ISTEA empowers highway opponents

For example, there was a long fight over a proposed I-84 Providence-Hartford interstate, which was resolved only when the EPA and the Council on Environmental Quality finally backed the citizens.

In my own town of North Providence, RI DOT proposed to speed traffic by straightening and widening Fruit Hill Avenue, eliminating all the old trees on this residential street. RI DOT traffic engineers thought only of the motorists, and not of the community living there. That no longer happens [under ISTEA].

Public participation also gives those without cars -- whether due to low incomes, disabilities, or a choice to live car-free -- an opportunity to be heard. Indeed the city of Providence reported to the TAC that 23 percent of the households in the city have no motor vehicles! Their interests need to be considered.

We have more flexibility on design standards. It has become routine to consider ways to scale down proposed projects to solve problems with minimum cost, and minimum destruction.

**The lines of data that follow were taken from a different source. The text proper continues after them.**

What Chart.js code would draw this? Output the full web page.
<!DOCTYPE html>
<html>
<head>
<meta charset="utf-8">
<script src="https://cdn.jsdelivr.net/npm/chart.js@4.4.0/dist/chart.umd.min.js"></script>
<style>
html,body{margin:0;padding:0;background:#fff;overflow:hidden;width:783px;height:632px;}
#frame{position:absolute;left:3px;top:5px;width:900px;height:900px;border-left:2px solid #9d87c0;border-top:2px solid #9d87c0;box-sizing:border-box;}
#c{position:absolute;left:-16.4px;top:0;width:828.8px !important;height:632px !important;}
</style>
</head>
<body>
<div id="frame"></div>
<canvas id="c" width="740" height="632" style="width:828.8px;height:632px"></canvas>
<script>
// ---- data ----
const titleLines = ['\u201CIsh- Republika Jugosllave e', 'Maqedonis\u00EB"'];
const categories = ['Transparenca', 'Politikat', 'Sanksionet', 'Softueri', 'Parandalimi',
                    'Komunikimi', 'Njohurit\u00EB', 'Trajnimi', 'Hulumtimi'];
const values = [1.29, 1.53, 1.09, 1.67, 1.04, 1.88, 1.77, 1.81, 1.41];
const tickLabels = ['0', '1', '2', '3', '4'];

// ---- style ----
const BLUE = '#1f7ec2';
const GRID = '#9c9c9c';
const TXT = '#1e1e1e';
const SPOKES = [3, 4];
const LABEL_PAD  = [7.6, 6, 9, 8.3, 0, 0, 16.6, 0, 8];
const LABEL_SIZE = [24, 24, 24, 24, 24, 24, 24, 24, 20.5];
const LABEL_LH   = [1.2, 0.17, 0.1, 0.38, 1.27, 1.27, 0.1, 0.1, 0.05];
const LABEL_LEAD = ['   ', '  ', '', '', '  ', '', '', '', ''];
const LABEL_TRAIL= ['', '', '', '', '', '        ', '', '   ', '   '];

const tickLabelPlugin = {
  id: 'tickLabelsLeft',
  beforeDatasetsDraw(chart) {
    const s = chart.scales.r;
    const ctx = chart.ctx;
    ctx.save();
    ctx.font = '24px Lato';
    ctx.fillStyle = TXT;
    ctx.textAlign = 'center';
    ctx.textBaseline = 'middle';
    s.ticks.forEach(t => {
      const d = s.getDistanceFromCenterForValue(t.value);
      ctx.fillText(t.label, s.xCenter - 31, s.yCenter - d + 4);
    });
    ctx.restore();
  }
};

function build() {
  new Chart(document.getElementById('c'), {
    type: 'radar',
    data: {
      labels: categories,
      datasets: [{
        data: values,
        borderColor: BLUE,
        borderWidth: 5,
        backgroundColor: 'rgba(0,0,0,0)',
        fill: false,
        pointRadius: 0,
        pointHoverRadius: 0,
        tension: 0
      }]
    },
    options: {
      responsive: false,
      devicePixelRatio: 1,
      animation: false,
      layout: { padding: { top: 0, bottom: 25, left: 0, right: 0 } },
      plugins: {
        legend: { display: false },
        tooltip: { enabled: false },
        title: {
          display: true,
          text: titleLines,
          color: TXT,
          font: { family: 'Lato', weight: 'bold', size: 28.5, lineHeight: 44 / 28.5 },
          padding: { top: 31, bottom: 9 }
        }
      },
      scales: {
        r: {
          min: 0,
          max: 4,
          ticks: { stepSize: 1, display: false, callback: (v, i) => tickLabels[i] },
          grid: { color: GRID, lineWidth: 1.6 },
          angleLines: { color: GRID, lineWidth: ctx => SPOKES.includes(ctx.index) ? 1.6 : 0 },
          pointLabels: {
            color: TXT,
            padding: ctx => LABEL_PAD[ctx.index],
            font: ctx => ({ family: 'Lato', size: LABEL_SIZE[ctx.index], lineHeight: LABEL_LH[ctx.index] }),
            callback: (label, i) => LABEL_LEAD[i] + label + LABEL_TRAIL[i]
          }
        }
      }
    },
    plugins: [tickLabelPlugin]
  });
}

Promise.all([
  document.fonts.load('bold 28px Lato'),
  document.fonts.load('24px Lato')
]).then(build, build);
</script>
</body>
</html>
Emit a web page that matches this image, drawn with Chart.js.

We are making a real start on fixing our highway infrastructure, especially the interstates and the bridges.

We are directing resources to revitalizing older business districts where people can walk instead of having to drive to carry out even the simplest errand.

We are developing the potential for a first class bicycle network. This is not a trivial issue when one considers bicycle tourism . . . Thanks to a CMAQ [ISTEA Congestion Mitigation and Air Quality Program] grant, bicycles may soon be carried by RIPTA buses, opening up new opportunities for commuting, recreation and tourism.

With a more level playing field, we have been able to maintain our transit system, which increased ridership substantially since ISTEA was passed. We have at least made a start on protecting Narragansett Bay from pollution due to runoff from the I-95 corridor.

We must overcome any opposition to funding CMAQ and [ISTEA Transportation] Enhancements. I strongly commend President Clinton and our own Sen. John Chafee for their leadership in recognizing the importance [of] those programs . . . We are disappointed that many of the enhancement projects have not been implemented more rapidly. It would be helpful if Congress would find a way to cut the red tape and administrative overhead on small enhancement projects that can be administered by local governments.

We need to expand the flexibility of the Surface Transportation Program to include rail. It is ironic that federal policy allows use of ISTEA funds for relatively) local commuter rail projects, but not for our intercity rail system, even if a state thinks that is the best way to solve a transportation problem.

To help keep and improve our national passenger rail system we support dedication of 1/2 cent of the federal gas tax for a Rail Trust Fund to be used for Amtrak capital improvement as a most reasonable way to do this. Motorists too will benefit, from improved environmental quality, reduced congestion, and more choice as to travel modes.

Freight rail too has environmental benefits so it too should be eligible for ISTEA funding. We need to reverse the years of neglect that has hurt our New England freight rail system in order to maximize our chance for environmentally responsible economic development.

While we would prefer to see [mass transit] operating assistance continue, if not it is essential that language be found to make maintenance and protection of the buses that federal grants help buy be eligible for capital funding.

Also, our experience here is that more must be done to level the playing field between transit and auto commuting. Congress should equalize the tax-free benefits of parking and transit, and develop at least voluntary programs to encourage "parking cashout" and alternative transportation. Congress should consider putting the power of the market to work by developing funding formulas that reward states and localities that successfully grow transit ridership and/or reduce per capita vehicle miles traveled.

I urge Congress to do its part to keep this all going by renewing a strong ISTEA along its principles of environmental protection, maintenance of the infrastructure, community revitalization, flexibility, and public participation.